Venni a sapere del litchi grazie, ovviamente, al manga Litchi Hikari Club.
Considerato un elisir di giovinezza, sembra che un Imperatore cinese lo offrisse consuetamente alle sue concubine per mantenerle giovani e piacenti.

Essendo anche io una donnetta che si fa ammaliare da semplici ricette di gioventù, quando passo da queste parti, mi regalo sempre il mio succhino di litchi, li-li-litchi.

A questo punto l'intenzione sarebbe stata andare a bermi un buon milk tea in zona, ma avendo già bevuto e patendo già l'impietosa impellenza di far pipì, decisi di continuare la mia passeggiata, ed eventualmente trovare un luogo dove prestare soccorso alla mia vescica gratuitamente. A mali estremi, mi sarei anche servita di un ristorante in cui poi pranzare, ma per il momento non volevo prendere posizioni troppo impegnative. Volevo ancora dedicarmi agli snack.
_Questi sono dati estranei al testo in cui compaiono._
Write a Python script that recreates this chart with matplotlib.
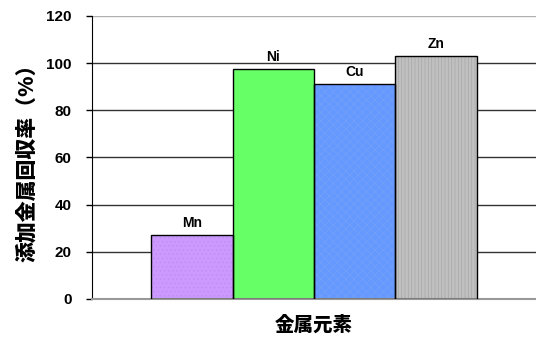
import matplotlib.pyplot as plt

plt.rcParams['font.family'] = ['Liberation Sans', 'Noto Sans CJK JP', 'DejaVu Sans']

# 金属元素ごとの回収率
elements = ['Mn', 'Ni', 'Cu', 'Zn']
recovery = [27, 97.5, 91, 103]
face_colors = ['#cc99ff', '#66ff66', '#6699ff', '#c0c0c0']
hatch_colors = ['#bf8ef0', '#66ff66', '#73a1f8', '#a8a8a8']
hatches = ['....', '', 'xxxx', '|||||']
y_ticks = [0, 20, 40, 60, 80, 100, 120]

fig = plt.figure(figsize=(5.36, 3.38), dpi=100)
ax = fig.add_axes([0.1716, 0.1154, 0.8284, 0.8373])

x = list(range(len(elements)))

# グリッド線
for t in y_ticks[1:]:
    ax.axhline(t, color='#b0b0b0' if t == 120 else '#333333', lw=1.0, zorder=0)

# 棒（塗り＋模様）
plt.rcParams['hatch.linewidth'] = 0.5
for xi, v, fc, hc, h in zip(x, recovery, face_colors, hatch_colors, hatches):
    ax.bar(xi, v, width=1.0, color=fc, edgecolor=hc, hatch=h, linewidth=0, zorder=2)
ax.bar(x, recovery, width=1.0, fill=False, edgecolor='black', linewidth=1.0, zorder=3)

# 棒の上のラベル
for xi, v, name in zip(x, recovery, elements):
    ax.text(xi, v + 2.3, name, ha='center', va='bottom', fontsize=10, fontweight='bold')

ax.set_xlim(-1.227, 4.227)
ax.set_ylim(0, 120)
ax.set_yticks(y_ticks)
ax.set_xticks([])
ax.tick_params(axis='y', direction='out', length=4, width=1, labelsize=11, pad=10.5)
for lbl in ax.get_yticklabels():
    lbl.set_fontweight('bold')

ax.spines['top'].set_visible(False)
ax.spines['right'].set_visible(False)
ax.spines['left'].set_color('black')
ax.spines['bottom'].set_color('#999999')
ax.spines['bottom'].set_linewidth(1.5)

ax.set_ylabel('添加金属回収率（%）', fontsize=15, fontweight='heavy', labelpad=7,
              family=['Noto Sans CJK JP', 'DejaVu Sans'])
ax.set_xlabel('金属元素', fontsize=14, fontweight='heavy', labelpad=12,
              family=['Noto Sans CJK JP', 'DejaVu Sans'])

fig.savefig('out.png', dpi=100)
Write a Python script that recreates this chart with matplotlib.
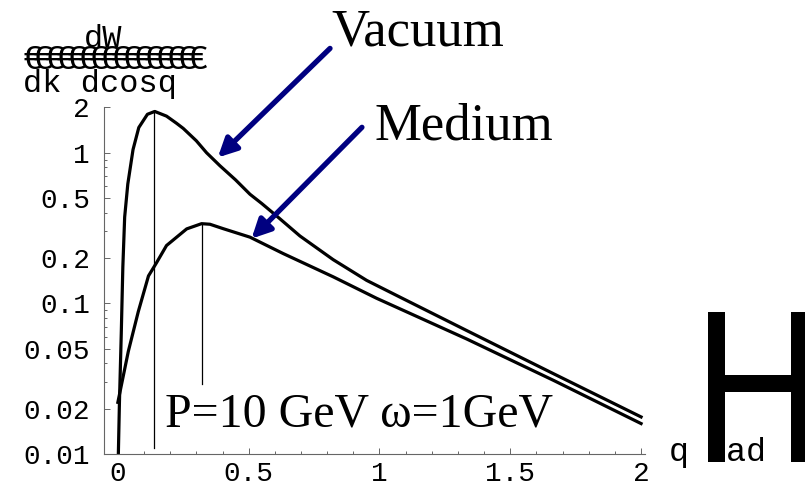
import numpy as np
import matplotlib.pyplot as plt
from matplotlib.patheffects import AbstractPathEffect
from matplotlib.transforms import Affine2D

# spectrum in vacuum and in the medium (log scale)
vac_x = [0.0, 0.006, 0.013, 0.019, 0.026, 0.038, 0.058, 0.08, 0.113, 0.141, 0.186, 0.224,
         0.25, 0.30, 0.339, 0.39, 0.45, 0.505, 0.55, 0.607, 0.696, 0.823, 0.951, 1.078,
         1.333, 1.665, 2.0]
vac_y = [0.007, 0.022, 0.063, 0.174, 0.374, 0.62, 1.05, 1.47, 1.8, 1.88, 1.75, 1.57,
         1.45, 1.2, 1.0, 0.82, 0.66, 0.53, 0.46, 0.38, 0.28, 0.195, 0.142, 0.110,
         0.066, 0.0341, 0.0176]

med_x = [0.0, 0.04, 0.078, 0.117, 0.147, 0.186, 0.263, 0.32, 0.352, 0.403, 0.505, 0.632,
         0.823, 0.989, 1.333, 1.665, 2.0]
med_y = [0.022, 0.048, 0.088, 0.152, 0.185, 0.242, 0.312, 0.338, 0.335, 0.313, 0.275, 0.214,
         0.150, 0.108, 0.058, 0.0308, 0.0159]

# peak markers: (x, y_bottom, y_top)
vac_peak = (0.138, 0.0109, 1.88)
med_peak = (0.32, 0.0293, 0.338)

xticks = [0, 0.5, 1, 1.5, 2]
xticklabels = ['0', '0.5', '1', '1.5', '2']
yticks = [0.01, 0.02, 0.05, 0.1, 0.2, 0.5, 1, 2]
yticklabels = ['0.01', '0.02', '0.05', '0.1', '0.2', '0.5', '1', '2']


class Squeeze(AbstractPathEffect):
    """draw text glyphs squeezed horizontally"""
    def __init__(self, sx):
        super().__init__()
        self.sx = sx

    def draw_path(self, renderer, gc, tpath, affine, rgbFace=None):
        renderer.draw_path(gc, tpath, Affine2D().scale(self.sx, 1) + affine, rgbFace)


W, H = 805, 490
fig = plt.figure(figsize=(W / 100, H / 100), dpi=100)
ax = fig.add_axes([104 / W, 1 - 453.9 / H, (645 - 104) / W, (453.9 - 107.4) / H])

def fx(px):
    return px / W

def fy(py):
    return 1 - py / H

ax.plot(vac_x, vac_y, color='black', lw=2.3, solid_joinstyle='round')
ax.plot(med_x, med_y, color='black', lw=2.3, solid_joinstyle='round')
ax.plot([vac_peak[0]] * 2, vac_peak[1:], color='black', lw=0.9)
ax.plot([med_peak[0]] * 2, med_peak[1:], color='black', lw=0.9)

ax.set_yscale('log')
ax.set_xlim(-0.053, 2.015)
ax.set_ylim(0.01, 2)

ax.set_xticks(xticks)
ax.set_xticklabels(xticklabels)
ax.set_xticks(np.arange(0, 2.01, 0.1), minor=True)
ax.set_yticks(yticks)
ax.set_yticklabels(yticklabels)
ax.set_yticks([0.03, 0.04, 0.06, 0.07, 0.08, 0.09, 0.3, 0.4, 0.6, 0.7, 0.8, 0.9], minor=True)
ax.yaxis.set_minor_formatter(plt.NullFormatter())

for s in ['top', 'right']:
    ax.spines[s].set_visible(False)
for s in ['left', 'bottom']:
    ax.spines[s].set_color('#666666')
    ax.spines[s].set_linewidth(0.8)
ax.tick_params(which='both', direction='in', colors='#666666', width=0.7,
               labelcolor='black', labelsize=20)
ax.tick_params(which='major', length=4)
ax.tick_params(which='minor', length=2.2)
ax.tick_params(axis='y', pad=10)
ax.tick_params(axis='x', pad=5)
for lab in ax.get_xticklabels() + ax.get_yticklabels():
    lab.set_family('Liberation Mono')

# arrows pointing at the curves
navy = '#000080'
ax.annotate('', xy=(0.382, 0.93), xytext=(0.811, 4.93), annotation_clip=False,
            arrowprops=dict(arrowstyle='-|>', color=navy, lw=3.8, mutation_scale=28,
                            shrinkA=0, shrinkB=0))
ax.annotate('', xy=(0.511, 0.269), xytext=(0.933, 1.475), annotation_clip=False,
            arrowprops=dict(arrowstyle='-|>', color=navy, lw=3.8, mutation_scale=28,
                            shrinkA=0, shrinkB=0))

serif = 'Liberation Serif'
fig.text(fx(331), fy(45), 'Vacuum', family=serif, fontsize=38, va='baseline', ha='left')
fig.text(fx(374), fy(140), 'Medium', family=serif, fontsize=38, va='baseline', ha='left')
fig.text(fx(165), fy(426.5), 'P=10 GeV \u03c9=1GeV', family=serif, fontsize=34.5,
         va='baseline', ha='left')

# y axis label: dW over a broken fraction bar over dk dcosq
mono = 'Liberation Mono'
fig.text(fx(103), fy(47), 'dW', family=mono, fontsize=23, va='baseline', ha='center')
for k in range(16):
    fig.text(fx(22 + 11 * k), fy(69), '\u20ac', family=mono, fontsize=25,
             va='baseline', ha='left')
fig.text(fx(23), fy(92), 'dk dcosq', family=mono, fontsize=23, va='baseline', ha='left')

# x axis label
fig.text(fx(669), fy(461), 'q', family=mono, fontsize=24, va='baseline', ha='left')
fig.text(fx(706), fy(461), 'rad', family=mono, fontsize=24, va='baseline', ha='left')
fig.text(fx(694), fy(462), 'H', family='Liberation Sans', fontsize=157,
         va='baseline', ha='left', zorder=5, path_effects=[Squeeze(0.81)])

fig.savefig('out.png', dpi=100)
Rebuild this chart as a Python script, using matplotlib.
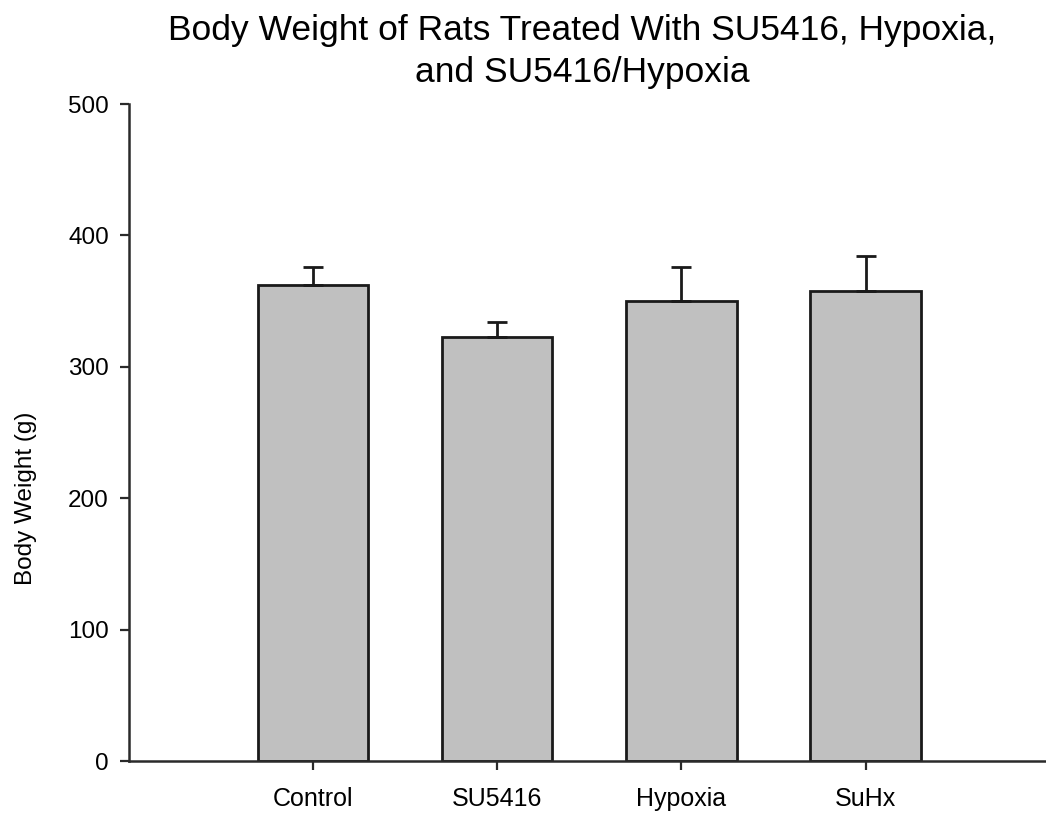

Dopo un lungo vagare, in cui mi avvicinavo sempre di più alla tappa finale, decisi quindi di tentare il tutto e per tutto, e dopo aver scoperto con orrore che anche i bagni del Mc Donald's erano ormai diventati a pagamento e riservati ai clienti, decisi di buttarmi sui centri commerciali. Nel primo, niente bagno. Nel secondo, niente bagno. Nel terzo, che mi stupì notare in un'area dove non sapevo ci fossero centri commerciali, noto un bel bagno ad ingresso gratuito, di alta qualità e notevoli dimensioni.
Libero il mio ricettacolo dei 25 litri di pipì accumulati, e già che c'ero sbirciai cosa avesse da offrire questa ennesima food court sulla planimetria davanti all'ascensore.

Non era tra i miei piani andare in un ristorante e spendere una fortuna, ma mannaggia, mi si promette un menu esclusivo ed una vista panoramica sulla città, visto che il clima lo permette, perchè no?
Salgo incuriosita i vari piani, curiosando tra scaffali e vetrine, e quando arrivo all'ultimo piano la brutta notizia: c'è la fila per il ristorante. Oh, no, la fila per mangiare proprio no.

Fortunatamente, sembrano esserci altre alternative nell'area, e mi faccio attirare abbastanza bambinescamente dalla pizzeria.

Annuisco, mi sembra un'ottima scelta. Una pizza è una pizza, mangio bene ma si può ancora considerare "uno snack".
Mi avvicino, giudico la tizia straniera che ha ordinato una Margherita e dei supplì solo per farne foto da postare su Instagram, vengo fatta sedere con poche cerimonie, studio il menu. Pizza Margherita, 9 euro. Ma ci sta, sto pagando la location.
Ordino ed aspetto, guardandomi intorno.

Non sono un'appassionata delle pizzerie. C'è poca privacy e molto rumore, ma l'ambiente posh spinge gli astanti a darsi un tono. Vedo dei bambini e rabbrividisco. Fortunatamente anche loro sembrano assoggettati dalla location e non cagano il cazzo.
Sospiro di sollievo, mentre valuto i piatti dei presenti, raramente puliti come meriterebbero. Non capirò mai la stupidità di far avanzare il cibo.
Chissà se lo rimpiangeranno durante il prossimo conflitto nucleare, quando saremo costretti a mangiare-- Boh, probabilmente niente.

Arriva la pizza, la ingurgito come se non ci fosse un domani, completamente ammaliata dalla fragranza della pasta, dalla perfetta semplicità degli ingredienti.
Buona, buona, buona. Muoio e rinasco ad ogni morso, degluttisco e sorrido ringraziando la buona sorte.

Anche stavolta sono riuscita a sottopormi al miglior trattamento ricostituente di sempre. Una pancia piena sotto i raggi del sole.

Mi alzo dal tavolo con fatica, pago con ancora più fatica, e mi dirigo verso l'ultima tappa della giornata, fiera di me, completamente ricostituita in ogni cellula.